09-08-2013, 10:37 AM
Quote:we are not talking about 100 years of Romano/British occupation on this site. We are talking about a community that stayed in situ for over 2000 years...........i'm no scholar but I find that ...Amazing.to say the least.. WHY?
Answers on a postcard to Kevin so I can make some money please....lol
Ta muchly.
Surely a lot of sites, like this one at Ipplepen, were labelled "Roman" because nobody had dug deep enough to find the evidence of the previous inhabitants (until now). I'm not surprised they have now found evidence of the Bronze and Iron age predecessors. The Romans weren't fools, or idly wandering around the British countryside. They had very deliberately taken control of mines and metal refining, and the trading in metals, and the related trade routes.
I agree that exporting by ship is more likely that lugging high volumes overland.

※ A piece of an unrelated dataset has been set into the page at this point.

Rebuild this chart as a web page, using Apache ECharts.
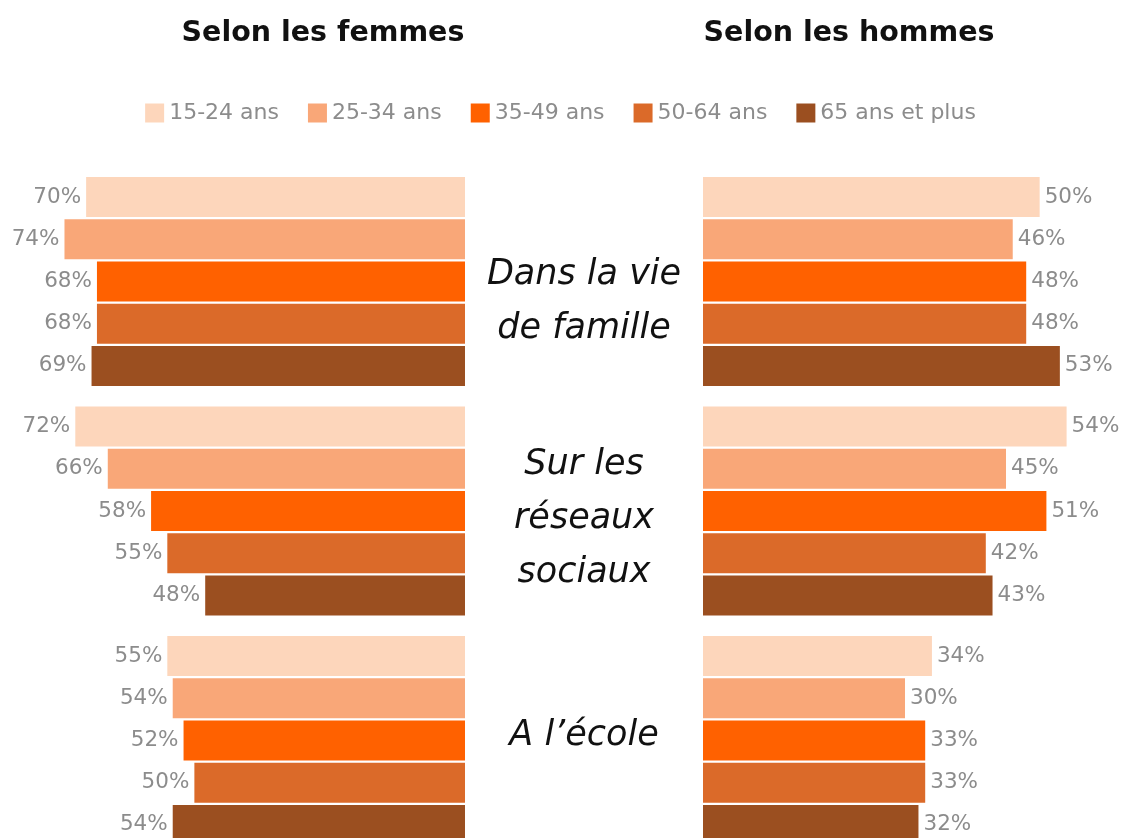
<!DOCTYPE html>
<html>
<head>
<meta charset="utf-8">
<script src="https://cdn.jsdelivr.net/npm/echarts@6/dist/echarts.min.js"></script>
<style>
  html, body { margin: 0; padding: 0; background: #fff; }
  #chart { width: 1121px; height: 838px; }
</style>
</head>
<body>
<div id="chart"></div>
<script>
// catégories (lieux)
const lieux = ['Dans la vie\nde famille', 'Sur les\nréseaux\nsociaux', 'A l’école']
const tranches = ['15-24 ans', '25-34 ans', '35-49 ans', '50-64 ans', '65 ans et plus']
const couleurs = ['#fdd6bb', '#f9a778', '#ff6100', '#db6a29', '#9b4f20']

// valeurs par tranche d'âge (famille, réseaux, école)
const femmes15_24 = [70, 72, 55]
const femmes25_34 = [74, 66, 54]
const femmes35_49 = [68, 58, 52]
const femmes50_64 = [68, 55, 50]
const femmes65 = [69, 48, 54]

const hommes15_24 = [50, 54, 34]
const hommes25_34 = [46, 45, 30]
const hommes35_49 = [48, 51, 33]
const hommes50_64 = [48, 42, 33]
const hommes65 = [53, 43, 32]

const femmes = [femmes15_24, femmes25_34, femmes35_49, femmes50_64, femmes65]
const hommes = [hommes15_24, hommes25_34, hommes35_49, hommes50_64, hommes65]

const font = 'DejaVu Sans'
const gridTop = 166.75
const gridHeight = 688.5

// décalage vertical des libellés centraux par rapport au centre de la catégorie
const lieuxDecalage = [20.5, 8, -5]

const chart = echarts.init(document.getElementById('chart'))

const series = []
femmes.forEach((data, i) => {
  series.push({
    type: 'bar',
    name: tranches[i],
    xAxisIndex: 0,
    yAxisIndex: 0,
    data: data,
    barWidth: 40,
    barGap: '5.5%',
    itemStyle: { color: couleurs[i] },
    label: {
      show: true,
      position: 'left',
      distance: 5,
      formatter: '{c}%',
      color: '#8c8c8c',
      fontSize: 21.5,
      fontFamily: font,
    },
  })
})
hommes.forEach((data, i) => {
  series.push({
    type: 'bar',
    name: tranches[i],
    xAxisIndex: 1,
    yAxisIndex: 1,
    data: data,
    barWidth: 40,
    barGap: '5.5%',
    itemStyle: { color: couleurs[i] },
    label: {
      show: true,
      position: 'right',
      distance: 5,
      formatter: '{c}%',
      color: '#8c8c8c',
      fontSize: 21.5,
      fontFamily: font,
    },
  })
})

const titre = (text, x) => ({
  type: 'text',
  x: x,
  y: 34,
  style: {
    text: text,
    font: 'bold 28.5px "' + font + '"',
    fill: '#111',
    align: 'center',
    verticalAlign: 'middle',
  },
})

const option = {
  animation: false,
  backgroundColor: '#fff',
  graphic: [titre('Selon les femmes', 323), titre('Selon les hommes', 849)],
  legend: {
    data: tranches,
    top: 97,
    left: 'center',
    icon: 'rect',
    itemWidth: 19,
    itemHeight: 19,
    itemGap: 29,
    textStyle: { color: '#8c8c8c', fontSize: 22, fontFamily: font },
  },
  grid: [
    { left: 32, width: 433, top: gridTop, height: gridHeight, outerBoundsMode: 'none' },
    { left: 703, width: 404, top: gridTop, height: gridHeight, outerBoundsMode: 'none' },
  ],
  xAxis: [
    { type: 'value', gridIndex: 0, min: 0, max: 80, inverse: true, show: false },
    { type: 'value', gridIndex: 1, min: 0, max: 60, show: false },
  ],
  yAxis: [
    {
      type: 'category',
      gridIndex: 0,
      data: lieux,
      inverse: true,
      show: false,
    },
    {
      type: 'category',
      gridIndex: 1,
      data: lieux,
      inverse: true,
      show: false,
    },
  ],
  series: series,
}

chart.setOption(option)

// libellés centraux placés sur le centre de chaque catégorie
const libelles = lieux.map((l, i) => ({
  type: 'text',
  x: 584,
  y: chart.convertToPixel({ yAxisIndex: 1 }, l) + lieuxDecalage[i],
  style: {
    text: l,
    font: 'italic 35px "' + font + '"',
    lineHeight: 54,
    fill: '#111',
    align: 'center',
    verticalAlign: 'middle',
  },
}))
chart.setOption({ graphic: [titre('Selon les femmes', 323), titre('Selon les hommes', 849)].concat(libelles) })
</script>
</body>
</html>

There is evidence of a Roman port at (what is now) Mount Batten in Plymouth, and Phoenician goods have been found. But that would probably have not been the local port for exporting from the Ipplepen area. My bet is that there was more ports, probably near Totnes (up the River Dart) and Newton Abbot (up the River Teign).
Julius Caesar's account of the Punic Wars has given us a very good record of the type of ships they would have won from the Veneti at the Battle of Morbihan Bay. But perhaps that should gon in another thread on Roman Ships?